Belediyenin desteğiyle 2020’de kurulan Bilecik Kadın Girişimi Üretim ve İşletme Kooperatifi’nin üyeleri, genellikle lokantalarda kuru fasulye, nohut ve çorbaların, Arnavut ciğeri başta olmak ızgarada pişirilen yemeklerin yanında tüketilen, Türk Patent ve Marka Kurumundan coğrafi işaret tescilli Çukurören biberinden sos ve kahvaltılık ürün hazırladı.
Köyde 35 çiftçi tarafından 200 dekarda yetiştirilen ve yılda 500 ton üretilen acı biberden reçel üreterek hem biberin tanıtımına hem üretimin artmasına hem de ev ekonomisine katkı sunan kooperatif üyesi kadınlar, yeni lezzetin daha fazla tüketiciye ulaşması için markalaşma ve e-ticaret çalışmalarını tamamladı.
Kooperatif Yönetim Kurulu Başkanı Kadriye Olgun, AA muhabirine, “Bilecik’in meşhur Çukurören biberini yemeklerden başka nasıl farklı bir şekilde değerlendirebiliriz?” düşüncesiyle deneme yanılma yöntemiyle reçel yapmaya karar verdiklerini söyledi.
Öncelikle reçeli arkadaşları ve üyelerine tattırdıklarını, çevreden olumlu tepki aldıktan sonra seri üretime geçmeye karar verdiklerini anlatan Olgun, “Buna ‘acının en tatlı hali’ diyoruz.
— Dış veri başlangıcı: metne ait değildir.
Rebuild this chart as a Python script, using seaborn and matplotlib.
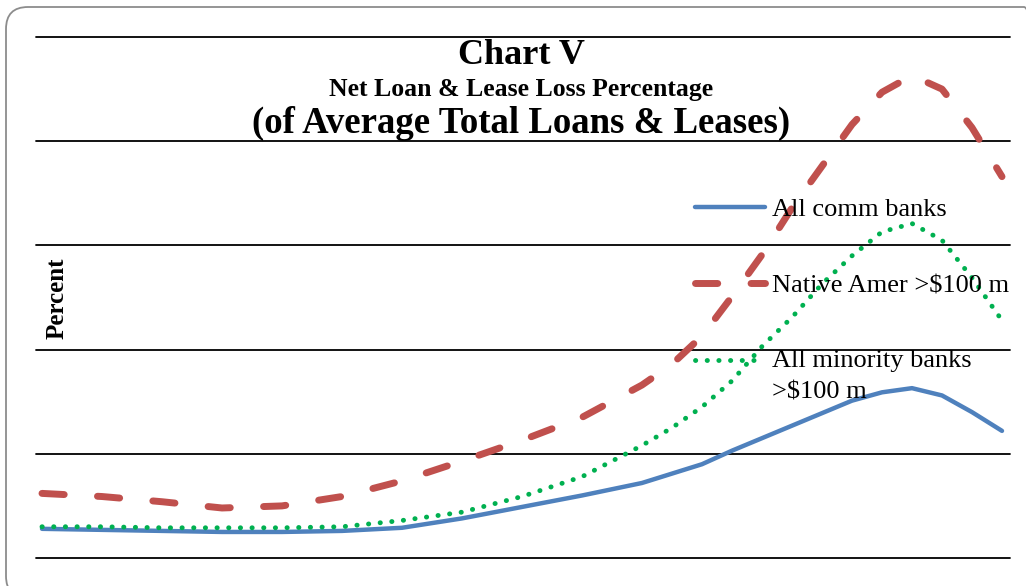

Ekmek ve peynirle tüketebilirsiniz, ayrıca kahvaltı ve et yemeklerinin yanında sos olarak kullanılabiliyor. Acının tatlıyla buluştuğu reçelimiz büyük ilgi gördü. Reçelimizi tadan tekrar alıyor.” ifadelerini kullandı.
Olgun, 1 kilogram biberden 300’er gramlık 5 kavanoz reçel elde ettiklerini aktardı.
Çukurören biberinin en önemli özelliğinin, yaklaşık 160 yıldır ata tohumundan üretilmesi olduğunu vurgulayan Olgun, şöyle konuştu:
“Biberimizin genetik özelliği bozulmadığı için aroması çok farklı. Türkiye’nin birçok ilinde biber reçeli yapılıyor ama bizim yaptığımız reçel, kolay yenilir ve soslarda kullanılabiliyor. Yılda bir kez üretildiği için ilk kızardığı anda yapıyoruz. Ürünlerimiz el yapımı yani anne mutfağında üretiyoruz ve hiçbir katkı maddesi kullanmıyoruz.”
Kooperatif üyesi Yasemin Karakaya ise ilk yenildiğinde ağızda hem tatlı hem de acı tat bırakan güzel bir lezzet ortaya çıkardıklarını söyledi.